白鳥の歌・刑事コロンボ/ニコラス・コラサント監督
新興宗教に染まっている妻をわずらわしく思った(ほかにもいろいろあるが)歌手が、自家用セスナを墜落させて殺害(一緒に関係のないコーラスガールまで殺してしまう。かわいそうじゃないか?)。自分はパラシュートで逃げて、現場に戻って倒れて助けられるという演技をしている。そのトリックをコロンボが徐々に見破っていくという話である。
犯人の歌手を実際のカントリー歌手のジョニー・キャッシュが演じている。日本だと加山雄三のようなものか。いや、南こうせつの方かな。カントリーだし。
という事だが、けっこうアクロバティックなトリックだし、最後はコロンボの罠にまんまとはまる犯人が哀れでもある。途中ギターを弾いてる姿は、やっぱり上手いな、とは思ったが。
この犯人は前科があって、宗教活動家の妻から保釈金を積んでもらって釈放されたことがあるようだ。いわば恩がある。しかしそのために新興宗教団体への寄付という圧力があって(女性関係の弱みもある)、せっかく音楽で稼いでも報われない思いがあるようだ。要するになんとなく同情できる立場なのである。飛行機事故に見せかけるトリックなので、具体的に手をかけて殺すような印象も薄い。悪いには悪い奴であるけれど、捕まってしまうのは、少し可哀そうではないかという気分にさせられるのかもしれない。近年はそのような犯人が必ずしも悪人ではないと思わせられるような設定というのはありふれているが、当時の世相において、このような犯人像というのは斬新なものがあったのではあるまいか。

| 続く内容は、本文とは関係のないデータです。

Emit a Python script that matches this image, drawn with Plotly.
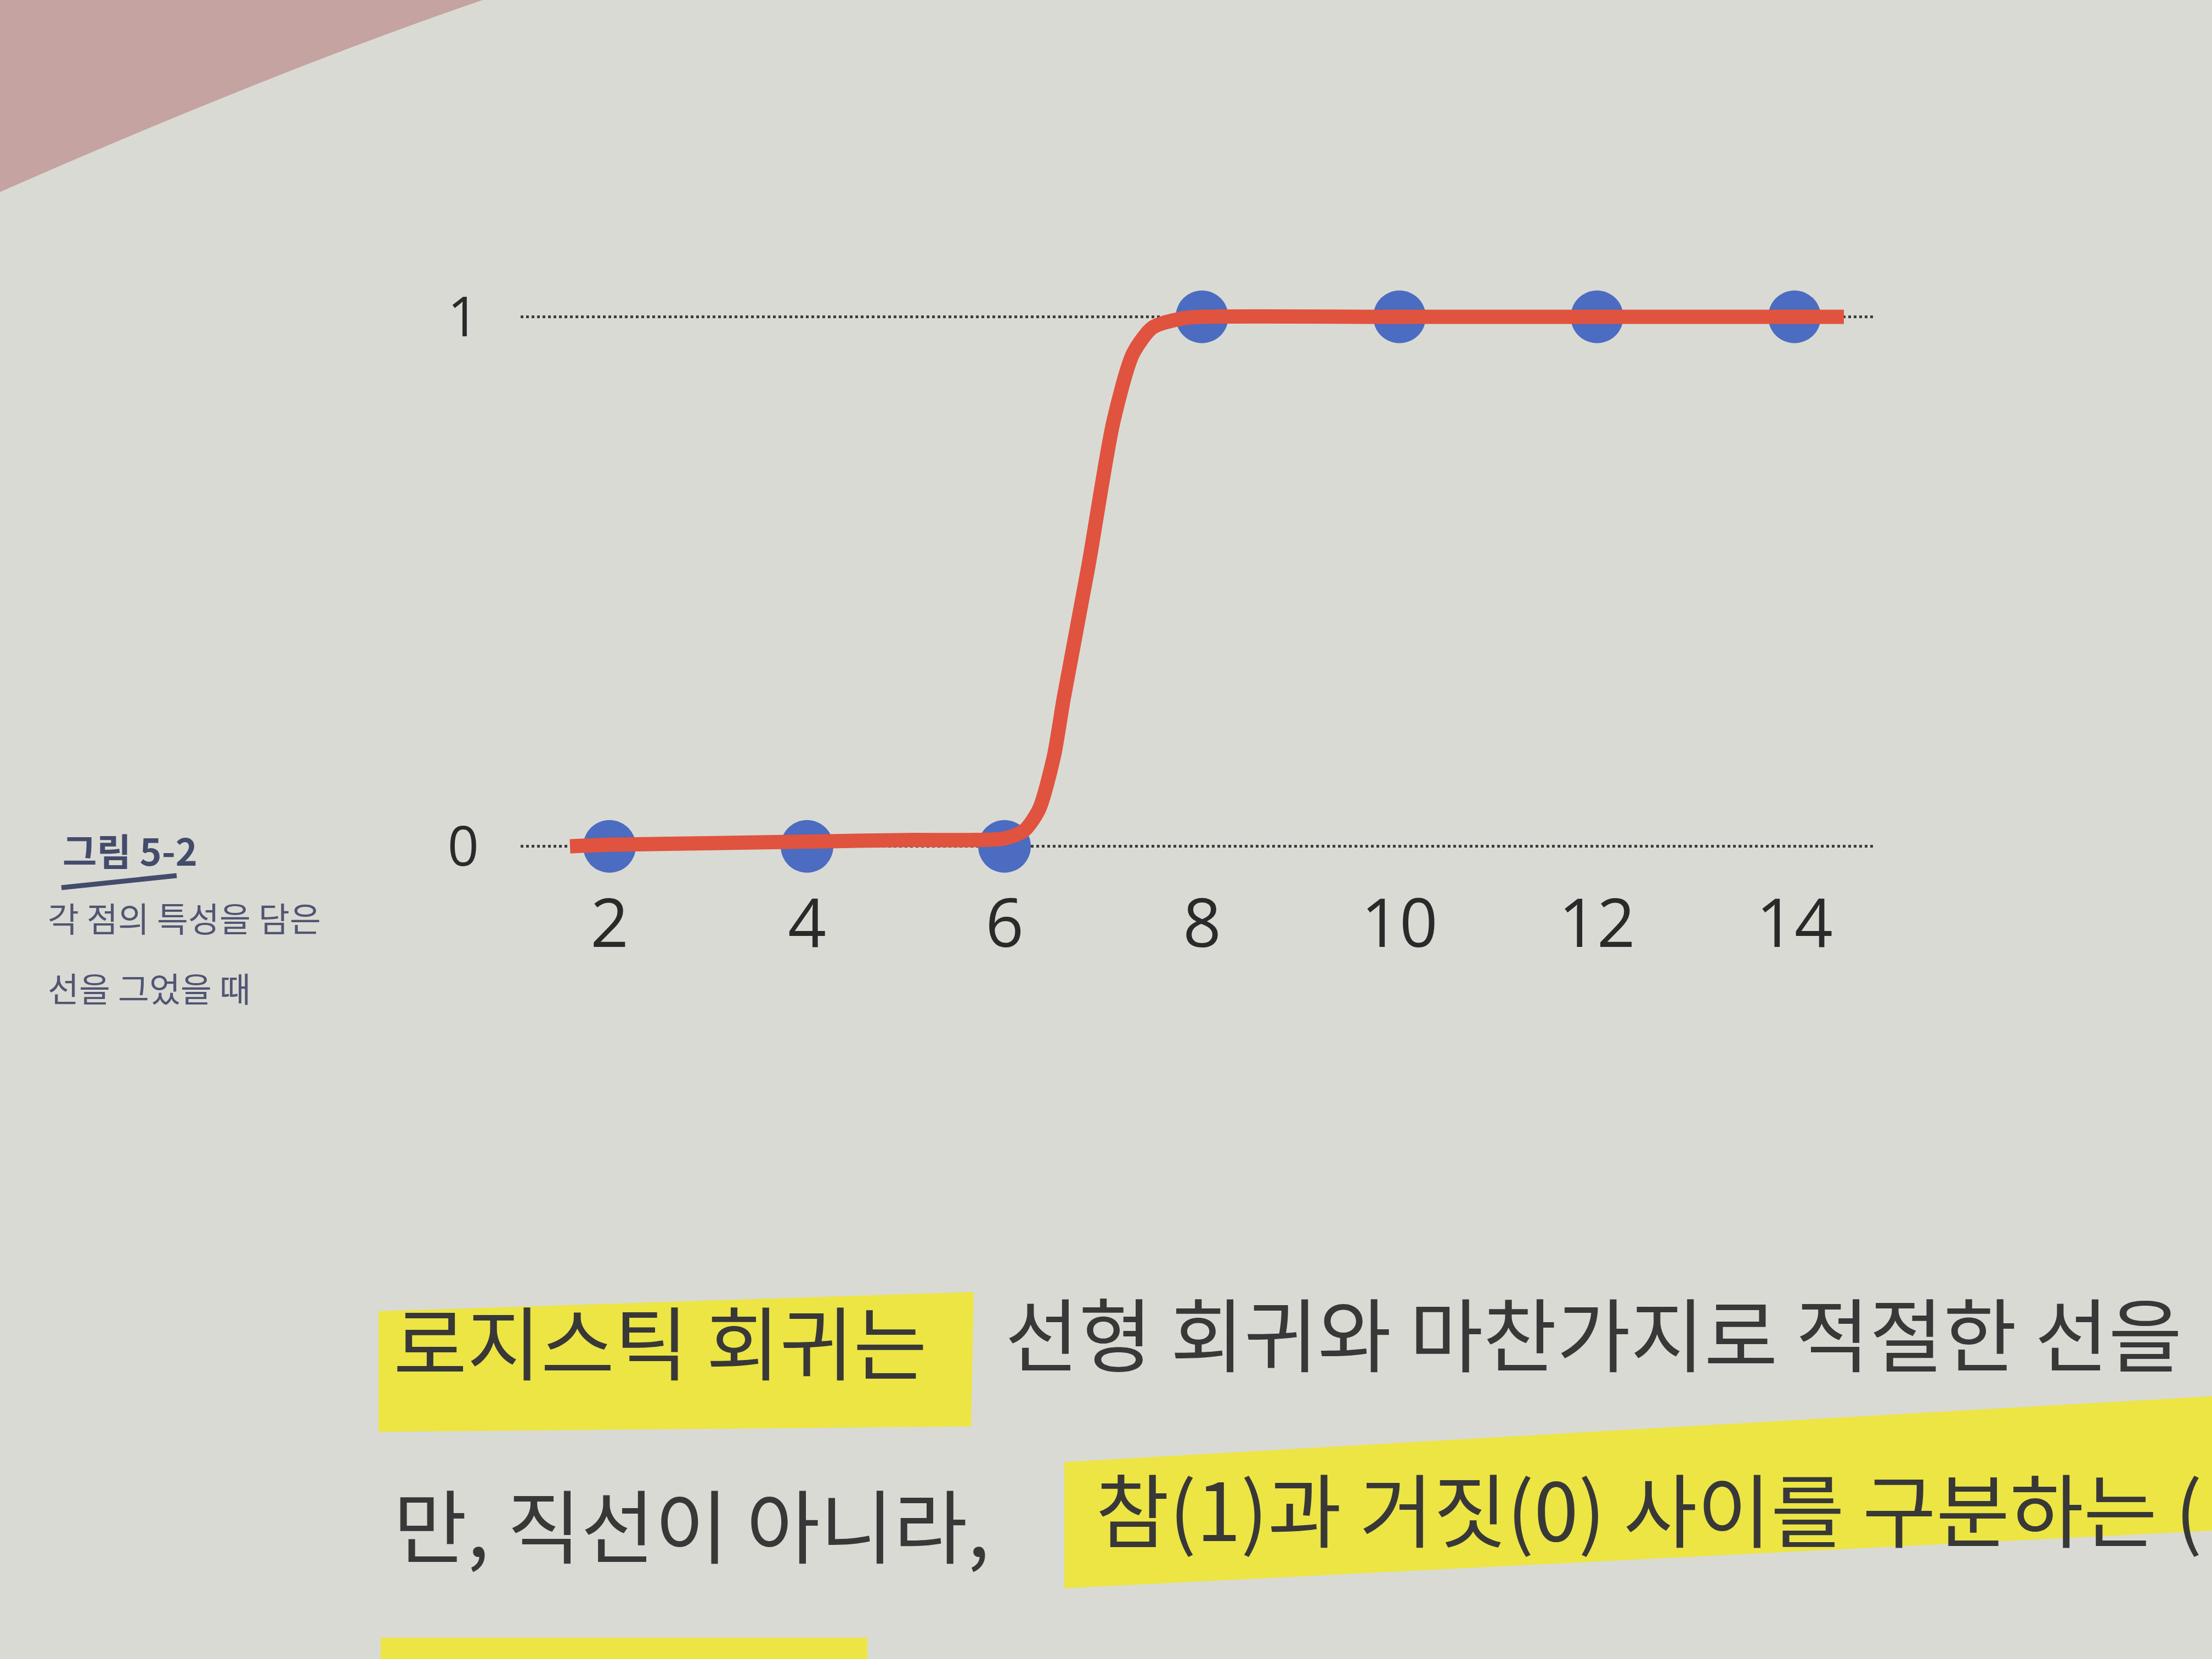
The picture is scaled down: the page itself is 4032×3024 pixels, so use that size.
import plotly.graph_objects as go

# ---------------- data ----------------
point_x = [2, 4, 6, 8, 10, 12, 14]
point_y = [0, 0, 0, 1, 1, 1, 1]

curve_x = [1.6, 2, 3, 4, 5, 6, 6.2, 6.35, 6.5, 6.6, 6.85, 7.1, 7.3, 7.5, 7.8, 8, 10, 12, 14, 14.5]
curve_y = [0.0, 0.003, 0.006, 0.009, 0.012, 0.015, 0.03, 0.07, 0.17, 0.28, 0.53, 0.8, 0.93, 0.98, 0.997, 1.0, 1.0, 1.0, 1.0, 1.0]

x_ticks = [2, 4, 6, 8, 10, 12, 14]
x_tick_text = ["2", "4", "6", "8", "10", "12", "14"]
y_ticks = [0, 1]
y_tick_text = ["0", "1"]

fig_title = "그림 5-2"
caption_lines = ["각 점의 특성을 담은", "선을 그었을 때"]
body_line1_hl = "로지스틱 회귀는"
body_line1_rest = "선형 회귀와 마찬가지로 적절한 선을"
body_line2_a = "만, 직선이 아니라,"
body_line2_hl = "참(1)과 거짓(0) 사이를 구분하는 ("

# ---------------- layout geometry ----------------
FW, FH = 4032, 3024
L, R, T, B = 949, 617, 481, 1433
PW = FW - L - R
PH = FH - T - B
BOTTOM = FH - B


def fx(p):
    return (p - L) / PW


def fy(p):
    return (BOTTOM - p) / PH


PAGE = "#dadad4"
YELLOW = "#ece544"

fig = go.Figure()

fig.add_trace(go.Scatter(
    x=point_x, y=point_y, mode="markers",
    marker=dict(size=96, color="#4b6cc0", line=dict(width=0)),
    cliponaxis=False, showlegend=False, hoverinfo="skip",
))
fig.add_trace(go.Scatter(
    x=curve_x, y=curve_y, mode="lines",
    line=dict(color="#e0533f", width=26, shape="spline", smoothing=0.7),
    cliponaxis=False, showlegend=False, hoverinfo="skip",
))

shapes = []
# pink table corner
shapes.append(dict(
    type="path", xref="paper", yref="paper", layer="below",
    path=f"M {fx(0)},{fy(0)} L {fx(880)},{fy(0)} Q {fx(500)},{fy(130)} {fx(0)},{fy(350)} Z",
    fillcolor="#c5a3a0", line=dict(width=0),
))
# highlights
shapes.append(dict(
    type="path", xref="paper", yref="paper", layer="below",
    path=f"M {fx(690)},{fy(2390)} L {fx(1775)},{fy(2355)} L {fx(1770)},{fy(2600)} L {fx(690)},{fy(2610)} Z",
    fillcolor=YELLOW, line=dict(width=0),
))
shapes.append(dict(
    type="path", xref="paper", yref="paper", layer="below",
    path=f"M {fx(1940)},{fy(2665)} L {fx(4032)},{fy(2545)} L {fx(4032)},{fy(2790)} L {fx(1940)},{fy(2895)} Z",
    fillcolor=YELLOW, line=dict(width=0),
))
shapes.append(dict(
    type="rect", xref="paper", yref="paper", layer="below",
    x0=fx(694), x1=fx(1581), y0=fy(3024), y1=fy(2985),
    fillcolor=YELLOW, line=dict(width=0),
))
# caption underline
shapes.append(dict(
    type="line", xref="paper", yref="paper",
    x0=fx(112), y0=fy(1618), x1=fx(322), y1=fy(1596),
    line=dict(color="#444c6c", width=9),
))

annotations = []
annotations.append(dict(
    text=f"<b>{fig_title}</b>", xref="paper", yref="paper",
    x=fx(112), y=fy(1548), xanchor="left", yanchor="middle", showarrow=False,
    font=dict(family="Noto Sans CJK KR", size=68, color="#444c6c"),
))
for i, line in enumerate(caption_lines):
    annotations.append(dict(
        text=line, xref="paper", yref="paper",
        x=fx(85), y=fy(1672 + i * 128), xanchor="left", yanchor="middle", showarrow=False,
        font=dict(family="Noto Sans CJK KR", size=62, color="#505672"),
    ))

body_font = dict(family="Noto Sans CJK KR", size=146, color="#383838")
annotations.append(dict(
    text=body_line1_hl, xref="paper", yref="paper",
    x=fx(715), y=fy(2440), xanchor="left", yanchor="middle", showarrow=False, font=body_font,
))
annotations.append(dict(
    text=body_line1_rest, xref="paper", yref="paper",
    x=fx(1830), y=fy(2425), xanchor="left", yanchor="middle", showarrow=False, font=body_font,
))
annotations.append(dict(
    text=body_line2_a, xref="paper", yref="paper",
    x=fx(715), y=fy(2775), xanchor="left", yanchor="middle", showarrow=False, font=body_font,
))
annotations.append(dict(
    text=body_line2_hl, xref="paper", yref="paper",
    x=fx(1995), y=fy(2745), xanchor="left", yanchor="middle", showarrow=False, font=body_font,
))

fig.update_layout(
    width=FW, height=FH,
    margin=dict(l=L, r=R, t=T, b=B),
    paper_bgcolor=PAGE, plot_bgcolor=PAGE,
    shapes=shapes, annotations=annotations,
    showlegend=False,
    xaxis=dict(
        range=[1.1, 14.8], tickvals=x_ticks, ticktext=x_tick_text,
        showgrid=False, zeroline=False, showline=False, ticks="",
        ticklabelstandoff=12,
        tickfont=dict(family="Open Sans", size=122, color="#2a2a2a", weight=400),
    ),
    yaxis=dict(
        range=[-0.05, 1.1], tickvals=y_ticks, ticktext=y_tick_text,
        showgrid=True, gridcolor="#3c3c3c", gridwidth=5, griddash="dot",
        zeroline=False, showline=False, ticks="",
        ticklabelstandoff=75,
        tickfont=dict(family="Open Sans", size=100, color="#2a2a2a", weight=400),
    ),
)

fig.write_html("out.html")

コロンボ・シリーズでは、比較的最初からコロンボは犯人に目星をつけている場合が多いが、今回は流れの中で、なんとなくコロンボが確信を深めていくような感じもある(それでも結構早くから分かっていた風にも考えられるけど)。最終的には罠にはめて捕まえる訳だが、コロンボも特に犯人を悪者扱いにしている訳では無い。妙な哀愁の漂う作品なのであった。